**YOUR TASK:** Repeat the material exactly from its first line to the line that includes "from matplotlib.patches import FancyBboxPatch". Skip pictures.

*** EXTRACTED INFORMATION

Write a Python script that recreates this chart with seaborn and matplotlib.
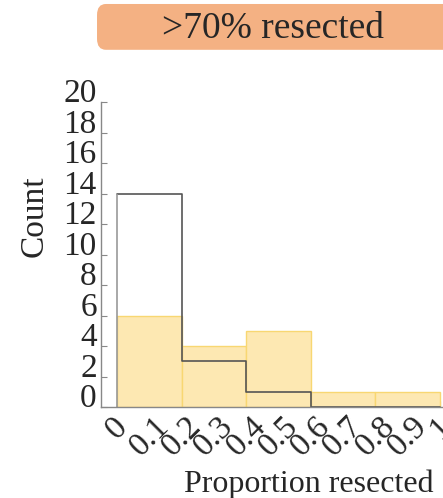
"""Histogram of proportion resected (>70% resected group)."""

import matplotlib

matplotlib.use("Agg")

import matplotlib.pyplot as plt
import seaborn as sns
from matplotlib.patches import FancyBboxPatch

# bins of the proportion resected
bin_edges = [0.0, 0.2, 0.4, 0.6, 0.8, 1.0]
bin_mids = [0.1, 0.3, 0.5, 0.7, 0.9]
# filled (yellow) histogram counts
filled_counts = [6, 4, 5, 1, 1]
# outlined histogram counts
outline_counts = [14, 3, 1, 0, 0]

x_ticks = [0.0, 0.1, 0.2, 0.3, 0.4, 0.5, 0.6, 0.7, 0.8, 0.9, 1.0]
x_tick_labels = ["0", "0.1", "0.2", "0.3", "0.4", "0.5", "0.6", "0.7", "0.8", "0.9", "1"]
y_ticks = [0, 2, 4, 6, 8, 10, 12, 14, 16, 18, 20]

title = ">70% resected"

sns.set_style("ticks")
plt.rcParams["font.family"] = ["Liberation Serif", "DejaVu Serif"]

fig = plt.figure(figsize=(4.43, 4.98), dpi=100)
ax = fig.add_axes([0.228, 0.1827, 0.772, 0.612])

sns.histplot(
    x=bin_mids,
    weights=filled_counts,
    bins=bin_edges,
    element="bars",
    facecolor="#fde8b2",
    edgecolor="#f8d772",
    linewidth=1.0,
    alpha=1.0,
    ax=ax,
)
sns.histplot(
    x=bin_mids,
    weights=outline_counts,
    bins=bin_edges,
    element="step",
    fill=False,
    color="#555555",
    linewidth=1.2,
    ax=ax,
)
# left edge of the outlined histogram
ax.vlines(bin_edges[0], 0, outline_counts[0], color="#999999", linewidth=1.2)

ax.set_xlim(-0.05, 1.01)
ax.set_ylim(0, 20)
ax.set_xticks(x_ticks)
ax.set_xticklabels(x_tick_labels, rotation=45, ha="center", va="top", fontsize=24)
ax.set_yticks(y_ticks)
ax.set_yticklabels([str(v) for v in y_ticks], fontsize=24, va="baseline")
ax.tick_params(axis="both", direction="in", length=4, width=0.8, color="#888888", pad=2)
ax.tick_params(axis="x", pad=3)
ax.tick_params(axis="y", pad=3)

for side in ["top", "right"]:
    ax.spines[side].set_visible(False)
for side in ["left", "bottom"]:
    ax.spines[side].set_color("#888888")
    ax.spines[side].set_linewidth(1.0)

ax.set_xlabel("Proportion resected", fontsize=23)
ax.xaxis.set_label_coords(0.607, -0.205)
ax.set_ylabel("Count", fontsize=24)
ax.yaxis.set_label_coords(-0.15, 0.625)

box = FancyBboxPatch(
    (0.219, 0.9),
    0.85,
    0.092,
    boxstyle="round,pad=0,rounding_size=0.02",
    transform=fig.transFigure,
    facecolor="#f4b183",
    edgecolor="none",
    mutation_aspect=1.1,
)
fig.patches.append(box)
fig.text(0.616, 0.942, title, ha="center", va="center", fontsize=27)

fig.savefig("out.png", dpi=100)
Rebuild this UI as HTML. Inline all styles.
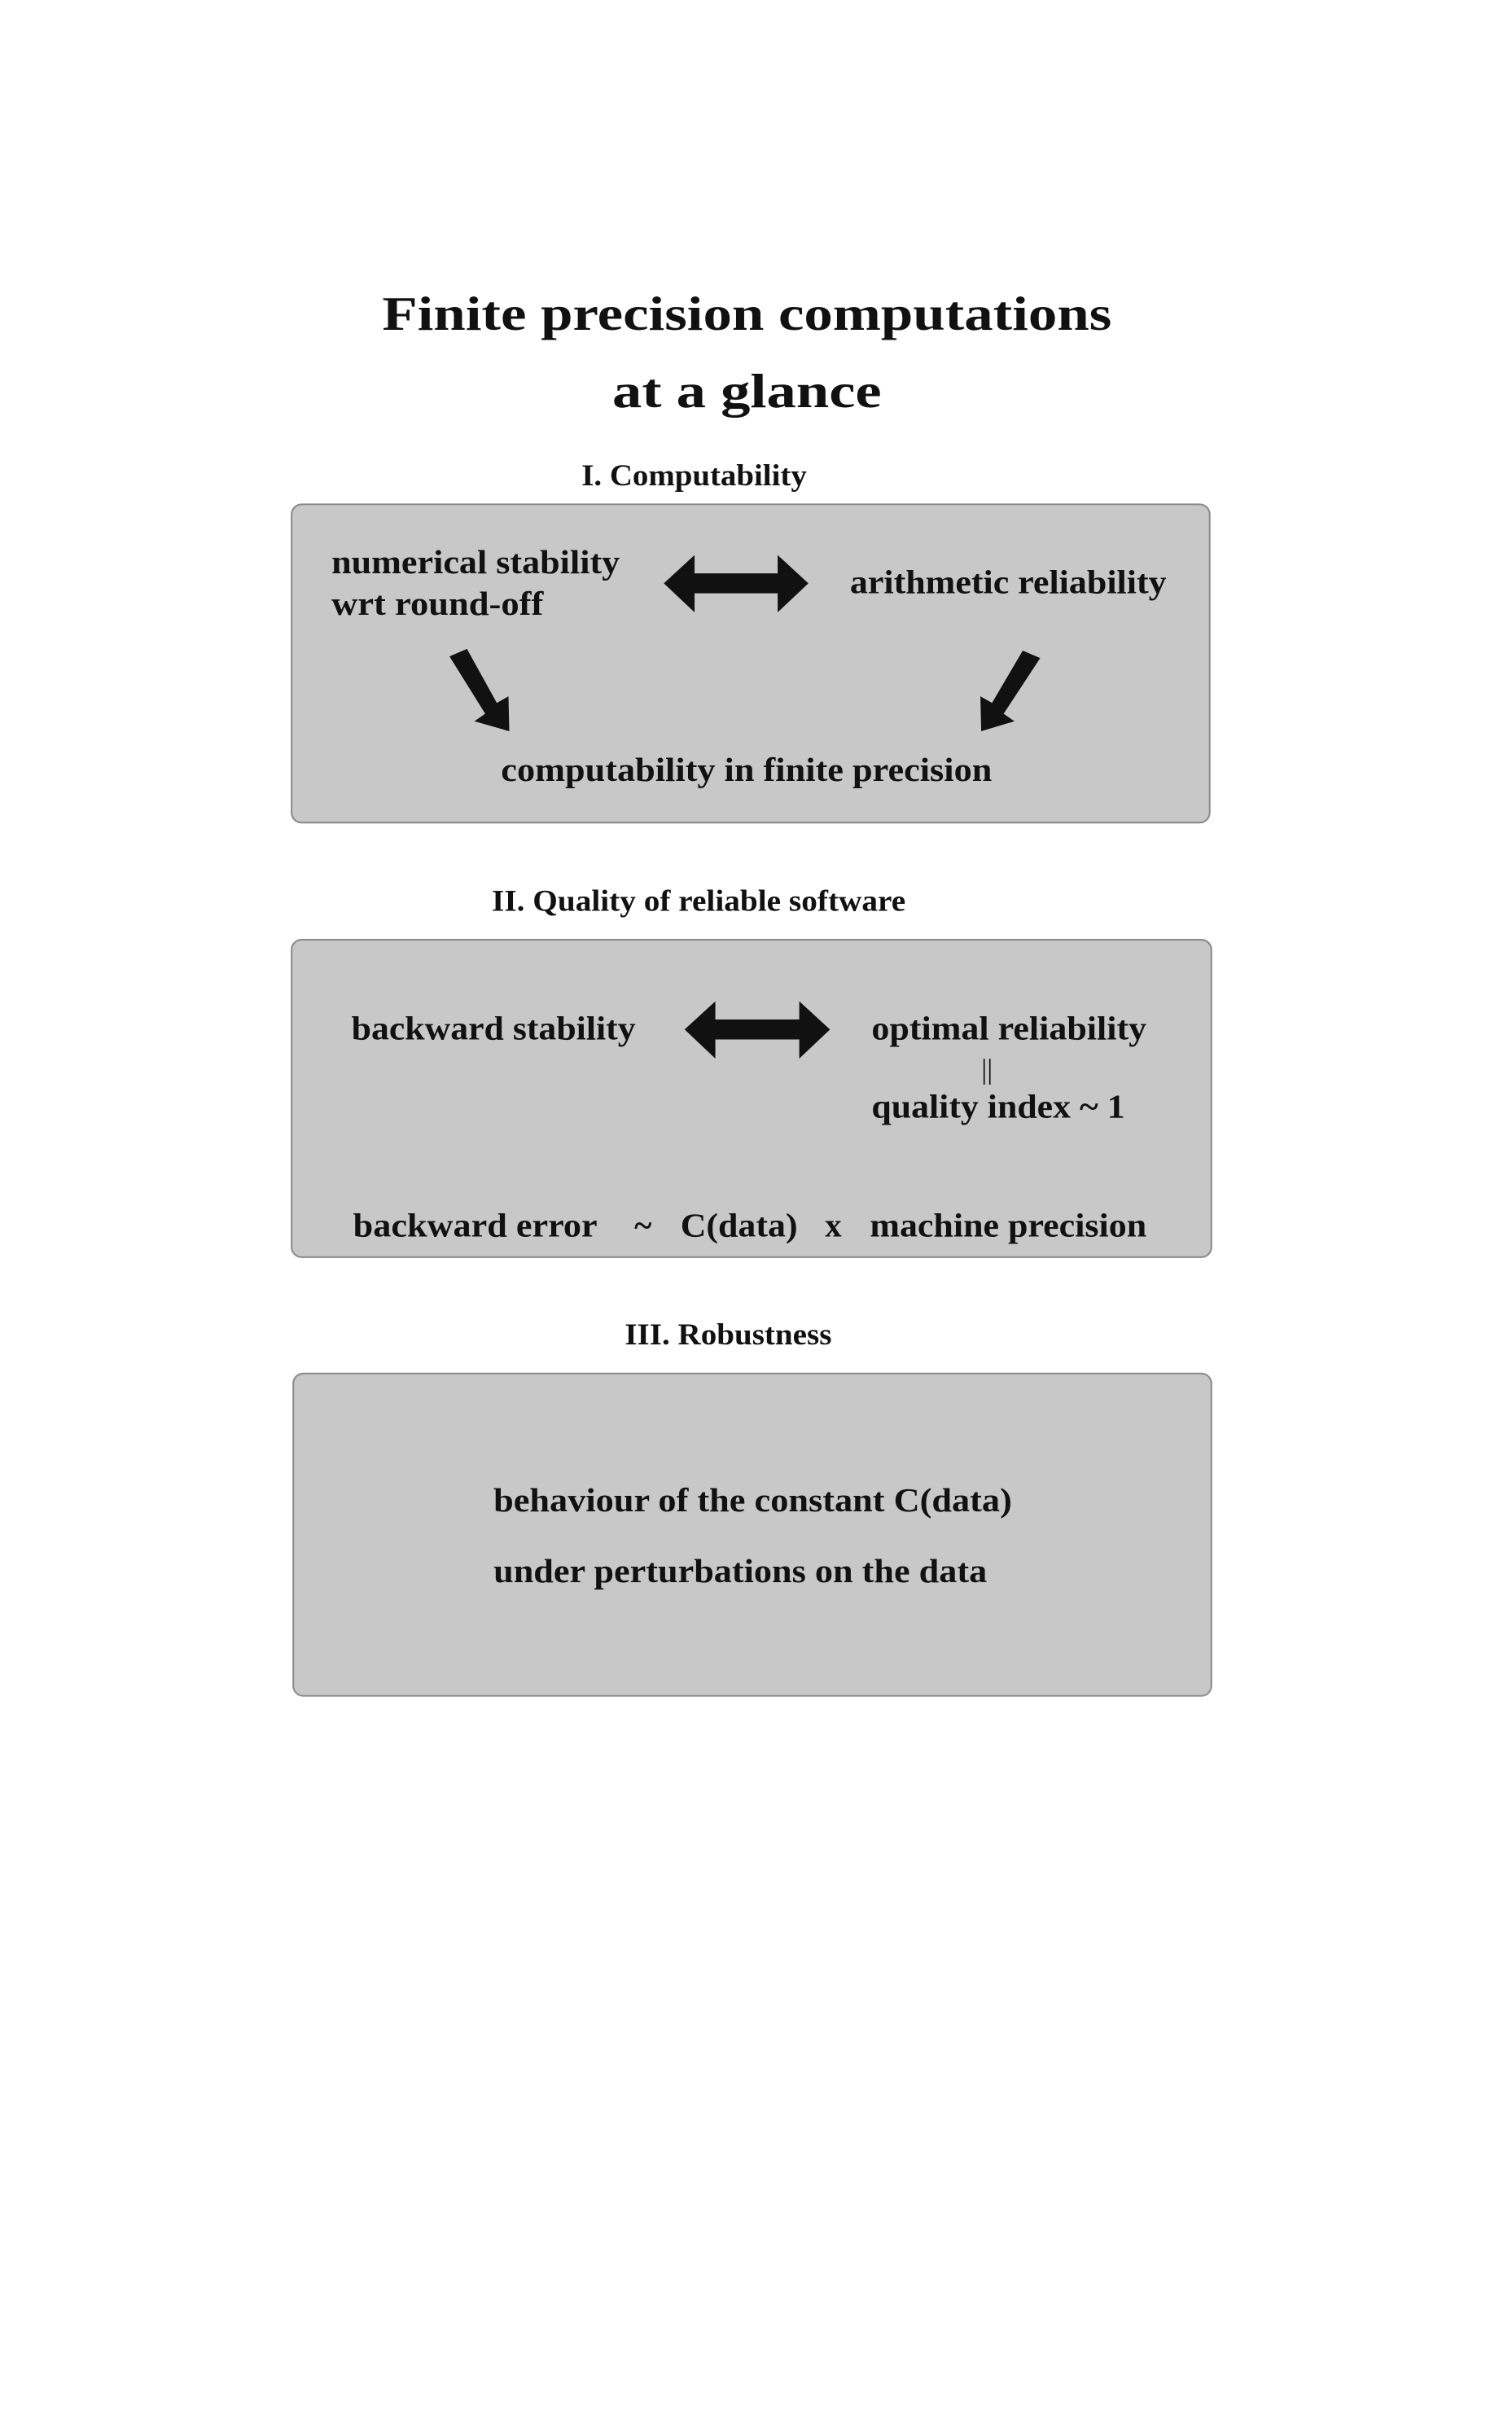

******

**IN RESPONSE:**
Write a Python script that recreates this chart with seaborn and matplotlib.
"""Histogram of proportion resected (>70% resected group)."""

import matplotlib

matplotlib.use("Agg")

import matplotlib.pyplot as plt
import seaborn as sns
from matplotlib.patches import FancyBboxPatch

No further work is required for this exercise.